Others have reported the use of continuously flowing cocurrent or countercurrent magnetically stabilized fluidized beds with a variety of chemical reactions and adsorptive or absorptive processes. U.S. Pat. No. 4,127,987 to Coulaloglou et al, issued Feb. 3, 1981, relates to a process for continuous countercurrent contacting to absorb one species from a contacting fluid by use of at least one magnetically stabilized fluidized bed. Similarly, U.S. Pat. No. 4,292,171, issued Sept. 29, 1981 and U.S. Pat. No. 4,294,688 to Mayer, issued Oct. 31, 1981, disclose catalytic hydrocarbon conversion processes in which magnetizable particles with or without separate catalytic particles are passed countercurrent to the hydrocarbon feed to effect a chemical conversion. U.S. Pat. No. 4,319,892 to Waghorne et al, issued Mar. 16, 1982, and U.S. Pat. No. 4,319,893 to Hatch et al, issued Mar. 16, 1982, teach an adsorption process for the separation of hydrogen from feed gas or vapor which contains hydrogen in admixtures of one or more hydrocarbon components.

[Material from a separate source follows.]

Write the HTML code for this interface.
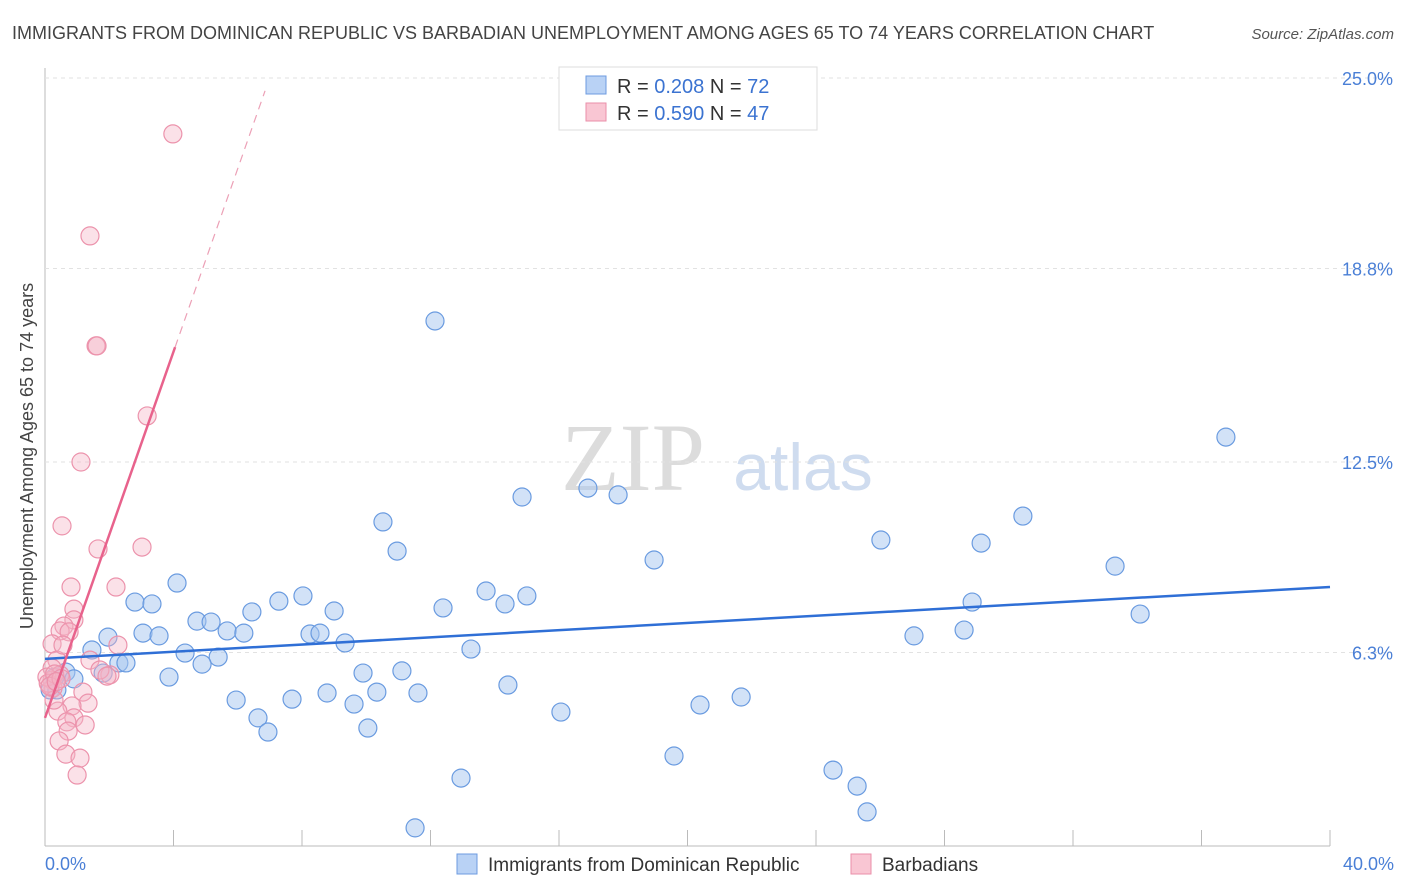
<!DOCTYPE html>
<html><head><meta charset="utf-8"><style>
body{margin:0;background:#fff;font-family:"Liberation Sans",sans-serif;}
#wrap{position:relative;width:1406px;height:892px;overflow:hidden;}
</style></head><body>
<div id="wrap">
<svg id="svg" width="1406" height="892" xmlns="http://www.w3.org/2000/svg">
<text x="12" y="39" font-size="18" fill="#444">IMMIGRANTS FROM DOMINICAN REPUBLIC VS BARBADIAN UNEMPLOYMENT AMONG AGES 65 TO 74 YEARS CORRELATION CHART</text>
<text x="1394" y="39" font-size="15" fill="#555" font-style="italic" text-anchor="end">Source: ZipAtlas.com</text>
<text x="633" y="490" font-size="96" fill="#dcdcdc" font-family="Liberation Serif,serif" text-anchor="middle">ZIP</text>
<text x="803" y="490" font-size="66" fill="#cfdcef" text-anchor="middle">atlas</text>
<text transform="translate(33,456) rotate(-90)" font-size="18" fill="#444" text-anchor="middle">Unemployment Among Ages 65 to 74 years</text>
<g id="grid"></g><g id="pts"></g><g id="lines"></g>
<g>
<rect x="559" y="67" width="258" height="63" fill="#fff" stroke="#ddd"/>
<rect x="586" y="76" width="20" height="18" fill="#b9d2f5" stroke="#6d9be0"/>
<rect x="586" y="103" width="20" height="18" fill="#f9c6d3" stroke="#ea8fa9"/>
<text x="617" y="93" font-size="20" fill="#333">R = <tspan fill="#3b73d1">0.208</tspan>   N = <tspan fill="#3b73d1">72</tspan></text>
<text x="617" y="120" font-size="20" fill="#333">R = <tspan fill="#3b73d1">0.590</tspan>   N = <tspan fill="#3b73d1">47</tspan></text>
</g>
<g>
<rect x="457" y="854" width="20" height="20" fill="#b9d2f5" stroke="#6d9be0"/>
<text x="488" y="871" font-size="19" fill="#333">Immigrants from Dominican Republic</text>
<rect x="851" y="854" width="20" height="20" fill="#f9c6d3" stroke="#ea8fa9"/>
<text x="882" y="871" font-size="19" fill="#333">Barbadians</text>
</g>
<text x="45" y="870" font-size="18" fill="#4a7fd6">0.0%</text>
<text x="1394" y="870" font-size="18" fill="#4a7fd6" text-anchor="end">40.0%</text>
</svg>
</div>
<script>
const yTicks=[6.3,12.5,18.8,25.0];
const blueX=[12.14,36.76,16.90,17.84,14.85,10.52,30.44,26.02,29.14,10.96,18.96,33.31,4.11,13.73,15.00,2.80,3.33,7.28,8.03,12.39,14.32,28.86,6.44,9.00,34.09,4.73,5.17,1.96,3.05,3.55,5.67,6.19,8.25,8.56,28.61,27.05,9.34,1.46,4.36,5.39,13.26,2.30,2.52,4.89,1.81,0.65,0.31,0.90,3.86,9.90,11.11,14.41,8.78,10.33,11.61,5.95,7.69,9.62,21.67,20.39,16.06,6.63,6.94,10.05,19.58,24.53,12.95,25.28,25.59,11.52,0.16,0.37];
const blueY=[17.09,13.31,11.65,11.43,11.36,10.55,10.74,9.96,9.86,9.60,9.31,9.11,8.56,8.30,8.14,7.94,7.88,7.97,8.14,7.75,7.88,7.94,7.62,7.65,7.55,7.32,7.29,6.80,6.93,6.84,7.00,6.93,6.90,6.93,7.03,6.84,6.61,6.38,6.28,6.15,6.41,5.96,5.96,5.92,5.63,5.66,5.50,5.44,5.50,5.63,5.70,5.24,4.98,5.01,4.98,4.75,4.78,4.62,4.85,4.59,4.36,4.17,3.71,3.84,2.93,2.47,2.21,1.95,1.11,0.59,5.08,5.08];
const pinkX=[3.98,1.40,1.59,1.62,3.18,1.12,0.53,1.65,3.02,0.81,2.21,0.90,0.90,0.59,0.47,0.75,0.22,2.27,1.40,0.37,0.22,2.02,0.47,0.22,0.25,1.18,1.34,0.84,0.40,0.90,0.68,1.25,0.72,0.44,0.65,1.09,1.00,0.06,0.28,0.56,1.71,1.93,0.10,0.30,0.15,0.50,0.35];
const pinkY=[23.18,19.86,16.28,16.28,14.00,12.50,10.42,9.67,9.73,8.43,8.43,7.71,7.36,7.16,7.00,6.97,6.58,6.54,6.05,6.05,5.79,5.57,5.57,5.40,5.14,5.01,4.65,4.56,4.39,4.17,4.04,3.94,3.74,3.42,2.99,2.86,2.31,5.50,4.75,6.54,5.73,5.53,5.30,5.60,5.20,5.45,5.35];
const blueLine=[6.09,8.43]; // y at x=0 and x=40
const pinkLine=[4.17,2.98]; // intercept, slope
const X=v=>45+v/40*1285, Y=v=>846-v/6.25*192;
const NS="http://www.w3.org/2000/svg";
function mk(tag,attrs,parent){const e=document.createElementNS(NS,tag);for(const k in attrs)e.setAttribute(k,attrs[k]);parent.appendChild(e);return e;}
const grid=document.getElementById('grid');
const ax=mk('line',{x1:45,y1:846,x2:1330,y2:846,stroke:'#bbb'},grid);


const ay=mk('line',{x1:45,y1:68,x2:45,y2:846,stroke:'#bbb'},grid);


for(let i=0;i<=10;i++){const t=mk('line',{x1:X(i*4),y1:830,x2:X(i*4),y2:846,stroke:'#bbb'},grid);

}
yTicks.forEach(v=>{const y=Y(v);
const g=mk('line',{x1:45,y1:y,x2:1392,y2:y,stroke:'#e2e2e2','stroke-dasharray':'4,4'},grid);


const t=mk('text',{x:1393,y:y+7,'font-size':18,fill:'#4a7fd6','text-anchor':'end'},grid);t.textContent=v.toFixed(1)+'%';

});
const pts=document.getElementById('pts');
blueX.forEach((x,i)=>{const c=mk('circle',{cx:X(x),cy:Y(blueY[i]),r:9,fill:'rgba(165,198,240,0.5)',stroke:'#6a9be0','stroke-width':1.2},pts);

});
pinkX.forEach((x,i)=>{const c=mk('circle',{cx:X(x),cy:Y(pinkY[i]),r:9,fill:'rgba(246,180,198,0.4)',stroke:'#ec93ac','stroke-width':1.2},pts);

});
const lines=document.getElementById('lines');
const bl=mk('line',{x1:X(0),y1:Y(blueLine[0]),x2:X(40),y2:Y(blueLine[1]),stroke:'#2f6fd6','stroke-width':2.5},lines);


const pl=mk('line',{x1:X(0),y1:Y(pinkLine[0]),x2:X(4.05),y2:Y(pinkLine[0]+pinkLine[1]*4.05),stroke:'#e8628c','stroke-width':2.5},lines);


const pd=mk('line',{x1:X(4.05),y1:Y(pinkLine[0]+pinkLine[1]*4.05),x2:X(6.85),y2:Y(pinkLine[0]+pinkLine[1]*6.85),stroke:'#eca0b6','stroke-width':1.2,'stroke-dasharray':'8,6'},lines);


</script>
</body></html>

Each process uses a set of vertically stacked magnetically stabilized fluidized beds to effectuate one or more steps in the adsorption-desorption process. The adsorbent passes through each of the MSBs in a direction countercurrent to its particular gas flow.
V. A. Naletova in an article entitled "Stabilization of Bubble-liquid Processes by an Electric Field" in Izvest. Akad. Nauk. SSR, Mekh, Zhio. Igaza, No. 4, pp. 5-12 (1982) (Trans. Plenum Press (1983) 491-7) discusses the stabilization of bubbles rising or sediments descending in stagnant liquids where either phase may be more polarizable. Analogous magnetic stabilization is also discussed.
However, none of the noted publications suggest the use of magnetizable fluid as a medium for stably fluidizing nonmagnetizable particles.
The use of ferrofluids as the medium in which particles having different densities are separated by their densities is disclosed in U.S. Pat. No. 3,951,785 to Kaiser et al, issued Apr. 20, 1976, and in U.S. Pat. No. 3,484,969 to Rosenweig, issued Dec. 16, 1969. Neither of these patents describe a process using ferrofluid as a fluidizing medium for nonmagnetizable particles.